Why Is Milk White?: & 200 Other Curious Chemistry Questions (2013)

8. Chemistry in the World

How many types of bonds are in chemistry?

The first type of bond discussed in the previous answer, where the electron leaves the first atom and joins the second, is called an ionic bond. This kind of bond is found in molecules like sodium chloride (salt), where an atom that easily loses its outer electron (such as sodium) combines with an atom that has an empty slot very close to the nucleus (like chlorine) that is very good at attracting electrons.

The second type discussed, in which two nuclei share an electron, is called a covalent bond. These are very strong bonds, and they hold molecules together very well. Bonds between carbon atoms, or between carbon and hydrogen, are usually covalent bonds.

The third type of bond discussed is called a metallic bond, because it is characteristic of the bonds seen in metals.

All three of these bond types are bonds in which one or more electrons is involved. There are other kinds of bonds, usually much weaker than the first three, which form when, on average, less than a whole electron is involved.

We looked earlier at the hydrogen bond (in the discussion of water and chemistry, page 153) which forms between molecules rather than between individual atoms. Molecules are required because this kind of bond only happens when an electron spends more of its time around one atom in the molecule than around another atom. This makes one side of the molecule a little more negative and the other side a little more positive. The positive end of one molecule is then attracted to the negative end of another to make the hydrogen bond.

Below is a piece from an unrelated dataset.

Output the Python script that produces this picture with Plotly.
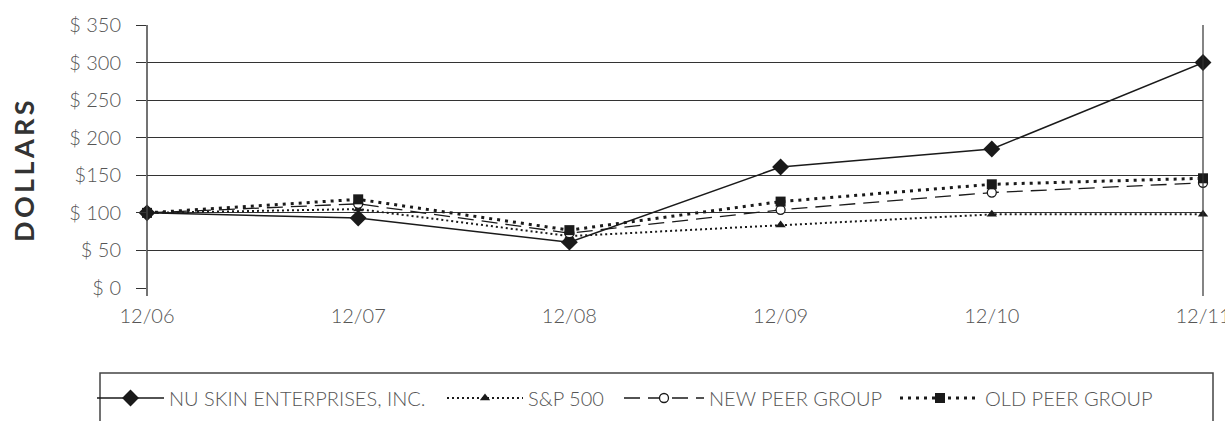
import plotly.graph_objects as go

periods = ["12/06", "12/07", "12/08", "12/09", "12/10", "12/11"]
nu_skin = [100, 93, 61, 161, 185, 300]
sp500 = [100, 105, 69, 84, 98, 98]
new_peer = [100, 112, 73, 104, 127, 140]
old_peer = [100, 118, 77, 115, 138, 146]

y_ticks = [0, 50, 100, 150, 200, 250, 300, 350]
y_tick_labels = ["$ 0", "$ 50", "$ 100", "$150", "$ 200", "$ 250", "$ 300", "$ 350"]

FONT = "Lato"
TXT = "#555555"
INK = "#1a1a1a"
FS = 20

W, H = 1225, 421
L, R, T, B = 147, 22, 25, 133
PW = W - L - R
PH = H - T - B


def px_x(x):  # page pixel -> paper x
    return (x - L) / PW


def px_y(y):  # page pixel -> paper y
    return (H - B - y) / PH


fig = go.Figure()

fig.add_trace(go.Scatter(
    x=periods, y=nu_skin, name="NU SKIN ENTERPRISES, INC.", legend="legend",
    mode="lines+markers", cliponaxis=False,
    line=dict(color=INK, width=1.5),
    marker=dict(symbol="diamond", size=13, color=INK),
))
fig.add_trace(go.Scatter(
    x=periods, y=sp500, name="S&P 500", legend="legend2",
    mode="lines+markers", cliponaxis=False,
    line=dict(color=INK, width=2, dash="2px,3px"),
    marker=dict(symbol="triangle-up", size=9, color=INK),
))
fig.add_trace(go.Scatter(
    x=periods, y=new_peer, name="NEW PEER GROUP", legend="legend3",
    mode="lines+markers", cliponaxis=False,
    line=dict(color=INK, width=1.3, dash="16px,8px"),
    marker=dict(symbol="circle", size=9, color="white", line=dict(color=INK, width=1.3)),
))
fig.add_trace(go.Scatter(
    x=periods, y=old_peer, name="OLD PEER GROUP", legend="legend4",
    mode="lines+markers", cliponaxis=False,
    line=dict(color=INK, width=3, dash="3px,5px"),
    marker=dict(symbol="square", size=10, color=INK),
))

leg_font = dict(family=FONT, size=FS, color=TXT, weight=300)
leg_y = px_y(398)


def leg(xpx, iw):
    return dict(
        orientation="h", x=px_x(xpx), xanchor="left", y=leg_y, yanchor="middle",
        font=leg_font, itemwidth=iw, bgcolor="rgba(0,0,0,0)", borderwidth=0,
        itemclick=False, itemdoubleclick=False,
    )


fig.update_layout(
    width=W, height=H,
    margin=dict(l=L, r=R, t=T, b=B, autoexpand=False),
    plot_bgcolor="white", paper_bgcolor="white",
    font=dict(family=FONT, color=TXT, size=FS, weight=300),
    showlegend=True,
    hovermode=False,
    legend=leg(92, 67),
    legend2=leg(442, 76),
    legend3=leg(619, 80),
    legend4=leg(895, 80),
    xaxis=dict(
        type="category", range=[0, 5], showgrid=False, zeroline=False,
        showline=False, ticks="", automargin=False,
        tickfont=dict(family=FONT, size=FS, color=TXT, weight=300),
        ticklabelstandoff=14, fixedrange=True,
    ),
    yaxis=dict(
        range=[0, 350], tickvals=y_ticks, ticktext=y_tick_labels,
        showgrid=True, gridcolor="#333333", gridwidth=1,
        zeroline=False, showline=False, automargin=False,
        ticks="outside", ticklen=10, tickcolor="#333333", tickwidth=1,
        ticklabelstandoff=11,
        tickfont=dict(family=FONT, size=FS, color=TXT, weight=300),
        fixedrange=True,
    ),
    shapes=[
        dict(type="line", xref="x domain", yref="y domain", x0=0, x1=0, y0=-0.03, y1=1,
             line=dict(color="#444444", width=1.5)),
        dict(type="line", xref="x domain", yref="y domain", x0=1, x1=1, y0=-0.03, y1=1,
             line=dict(color="#333333", width=1.2)),
        dict(type="rect", xref="paper", yref="paper", x0=px_x(100), x1=px_x(1213),
             y0=px_y(440), y1=px_y(373),
             line=dict(color="#444444", width=1.5), fillcolor="rgba(0,0,0,0)", layer="below"),
    ],
    annotations=[
        dict(text="<b>D\u2009O\u2009L\u2009L\u2009A\u2009R\u2009S</b>", textangle=-90,
             xref="paper", yref="paper", x=px_x(23), y=px_y(171),
             xanchor="center", yanchor="middle", showarrow=False,
             font=dict(family=FONT, size=27, color="#333333", weight=700)),
    ],
)

fig.write_html(
    "out.html",
    config={"displayModeBar": False, "staticPlot": True},
    post_script="document.body.style.margin='0';document.body.style.overflow='hidden';",
)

A similar set of effects, collectively called van der Waals forces (named after the Dutch scientist Johannes Diderik van der Waals) can happen even to single atoms. The electrons around two atoms can become correlated, so that when an electron in the first atom is on one side, so is an electron on the other atom, and when the electrons spin around the atom, they do so in synchrony, so that there is always a positive side of one atom facing the negative side of the other, creating an attraction.